JOB:
Exactly the lines from the line with "The picture is" to the line with "counts = [1, 2, 3, 11, 29, 57, 39, 24, 5, 2]" should be extracted, both included, with no other lines.

** BEGIN **

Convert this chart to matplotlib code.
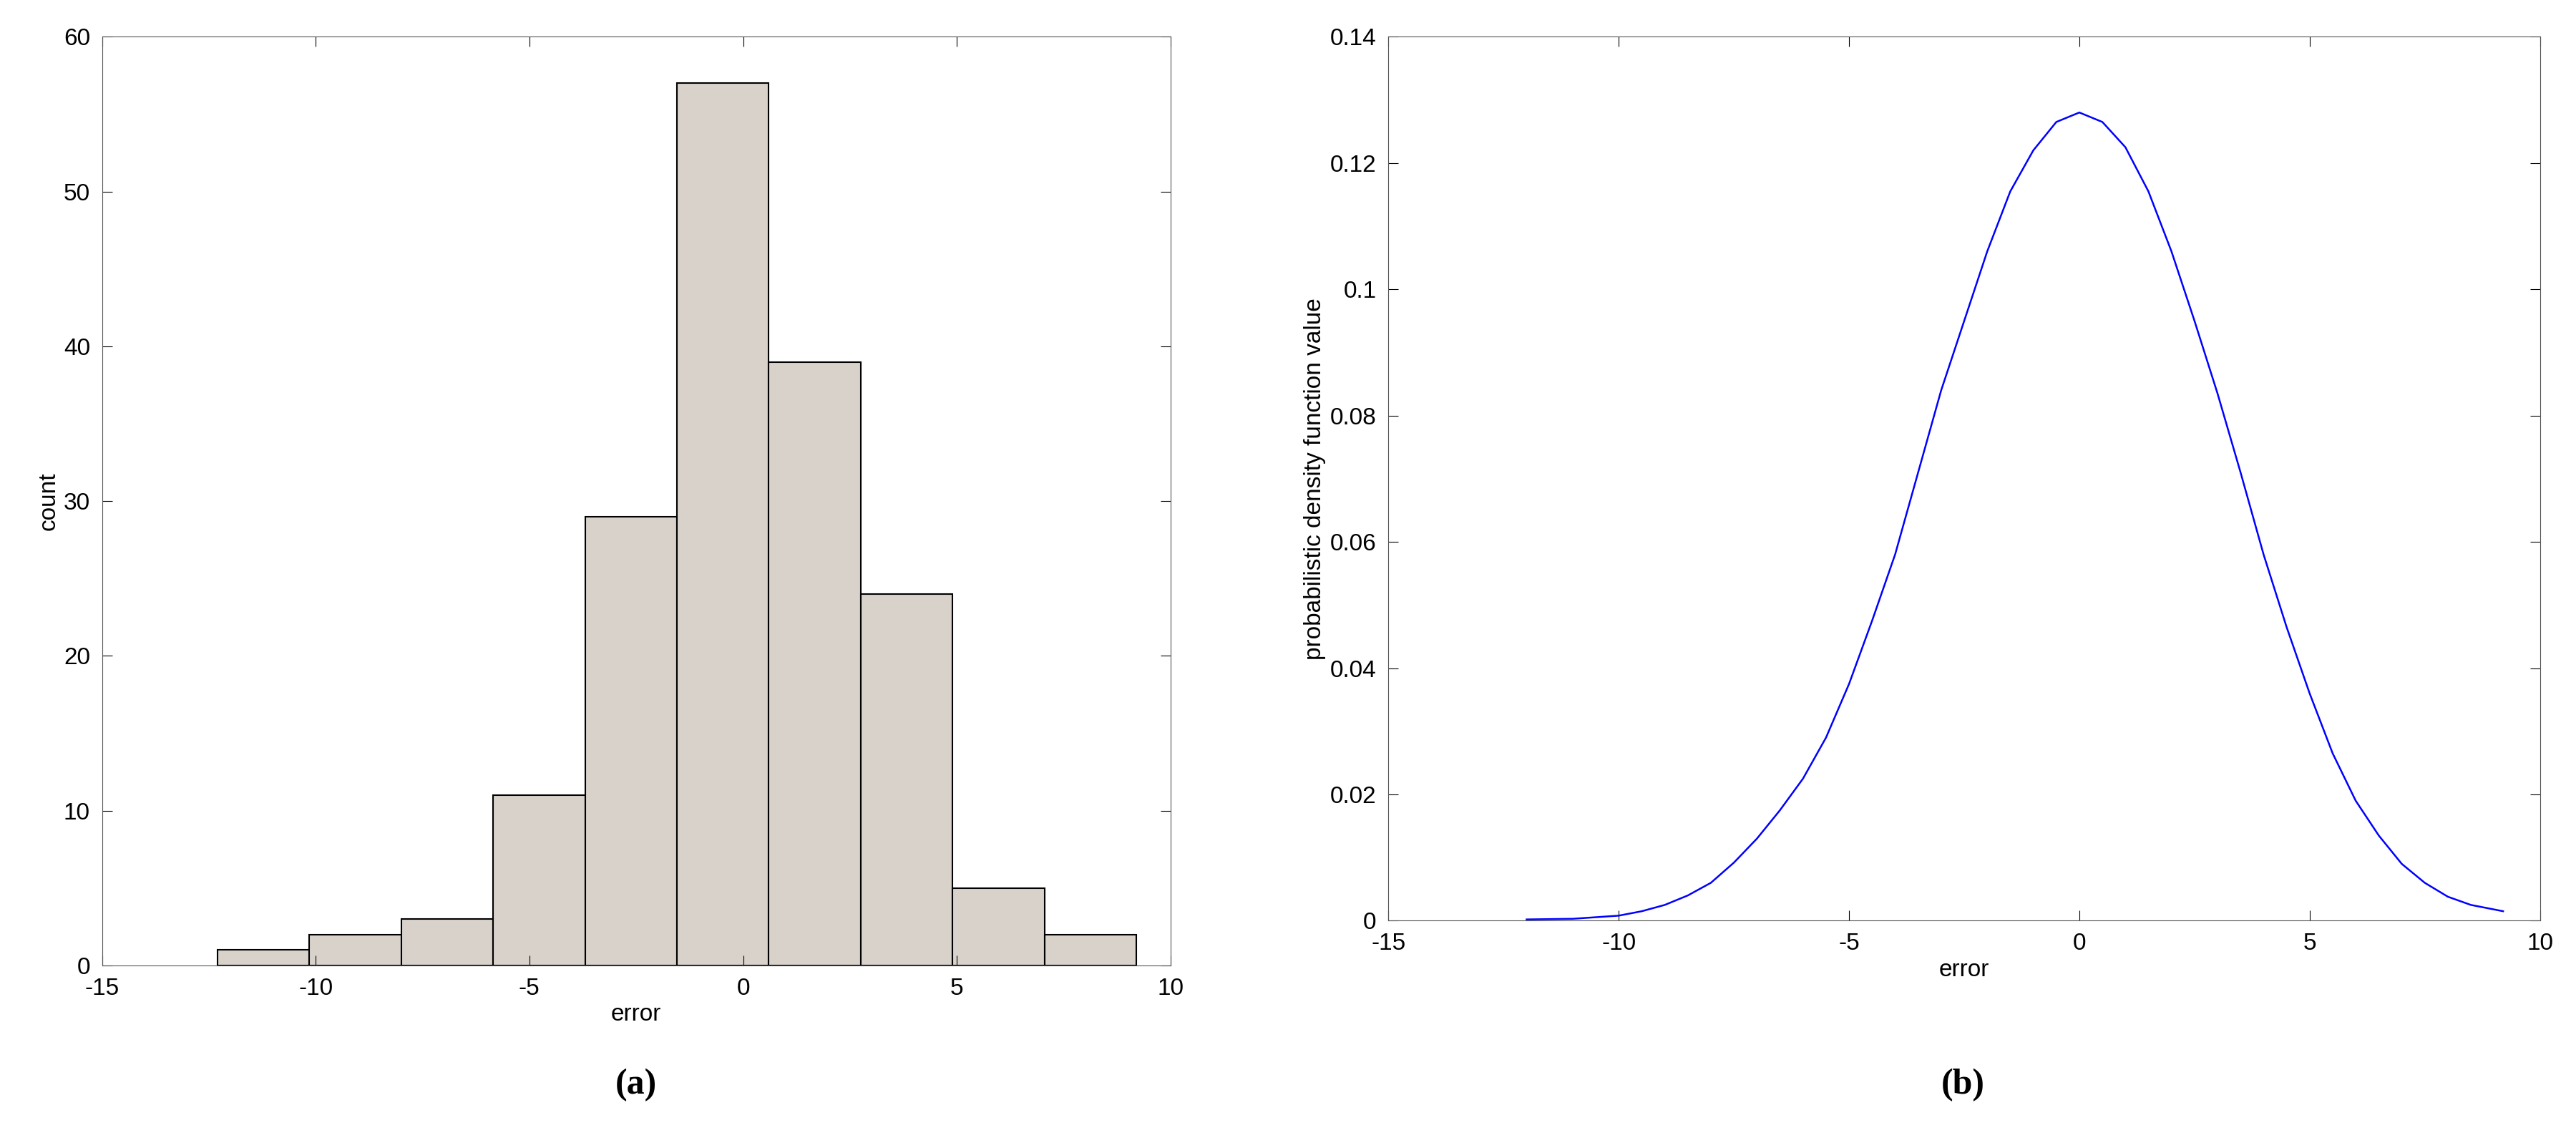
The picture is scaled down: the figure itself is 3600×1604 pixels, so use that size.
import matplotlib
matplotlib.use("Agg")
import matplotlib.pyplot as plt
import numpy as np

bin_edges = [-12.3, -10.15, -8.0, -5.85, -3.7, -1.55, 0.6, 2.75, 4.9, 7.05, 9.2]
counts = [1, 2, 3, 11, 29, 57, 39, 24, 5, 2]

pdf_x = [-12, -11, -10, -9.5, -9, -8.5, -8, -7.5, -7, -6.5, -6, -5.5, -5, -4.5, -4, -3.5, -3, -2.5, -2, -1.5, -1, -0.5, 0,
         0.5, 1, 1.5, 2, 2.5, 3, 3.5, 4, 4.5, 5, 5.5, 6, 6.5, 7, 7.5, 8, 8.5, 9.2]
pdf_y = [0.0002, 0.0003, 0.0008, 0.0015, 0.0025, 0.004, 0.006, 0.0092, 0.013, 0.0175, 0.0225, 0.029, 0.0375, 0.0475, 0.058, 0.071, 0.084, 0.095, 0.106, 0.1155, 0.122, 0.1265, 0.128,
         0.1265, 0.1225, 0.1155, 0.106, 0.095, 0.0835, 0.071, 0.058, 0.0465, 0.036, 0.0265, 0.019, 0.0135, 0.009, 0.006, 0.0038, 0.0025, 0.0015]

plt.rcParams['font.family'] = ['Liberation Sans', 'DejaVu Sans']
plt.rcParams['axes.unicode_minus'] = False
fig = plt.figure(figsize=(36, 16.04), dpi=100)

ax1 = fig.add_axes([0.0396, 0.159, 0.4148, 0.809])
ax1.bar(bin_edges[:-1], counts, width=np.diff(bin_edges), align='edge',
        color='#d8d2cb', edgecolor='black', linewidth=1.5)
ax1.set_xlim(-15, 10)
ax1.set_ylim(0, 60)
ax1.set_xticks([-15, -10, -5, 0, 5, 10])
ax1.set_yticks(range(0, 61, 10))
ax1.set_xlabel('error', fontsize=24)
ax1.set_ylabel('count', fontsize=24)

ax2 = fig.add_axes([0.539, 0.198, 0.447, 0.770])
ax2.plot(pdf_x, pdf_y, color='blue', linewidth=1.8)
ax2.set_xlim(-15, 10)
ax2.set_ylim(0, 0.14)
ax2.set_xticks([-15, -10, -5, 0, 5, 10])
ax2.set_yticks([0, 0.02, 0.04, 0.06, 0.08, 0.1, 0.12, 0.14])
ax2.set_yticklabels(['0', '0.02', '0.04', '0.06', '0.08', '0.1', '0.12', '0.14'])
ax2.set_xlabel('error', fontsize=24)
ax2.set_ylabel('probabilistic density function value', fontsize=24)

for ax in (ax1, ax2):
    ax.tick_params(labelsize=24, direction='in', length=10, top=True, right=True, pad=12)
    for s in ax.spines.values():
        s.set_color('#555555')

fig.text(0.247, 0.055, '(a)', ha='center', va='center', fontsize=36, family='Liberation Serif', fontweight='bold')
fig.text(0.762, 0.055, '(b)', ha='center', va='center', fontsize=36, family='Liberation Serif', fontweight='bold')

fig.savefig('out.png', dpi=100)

** END **

THE OUTPUT:
The picture is scaled down: the figure itself is 3600×1604 pixels, so use that size.
import matplotlib
matplotlib.use("Agg")
import matplotlib.pyplot as plt
import numpy as np

bin_edges = [-12.3, -10.15, -8.0, -5.85, -3.7, -1.55, 0.6, 2.75, 4.9, 7.05, 9.2]
counts = [1, 2, 3, 11, 29, 57, 39, 24, 5, 2]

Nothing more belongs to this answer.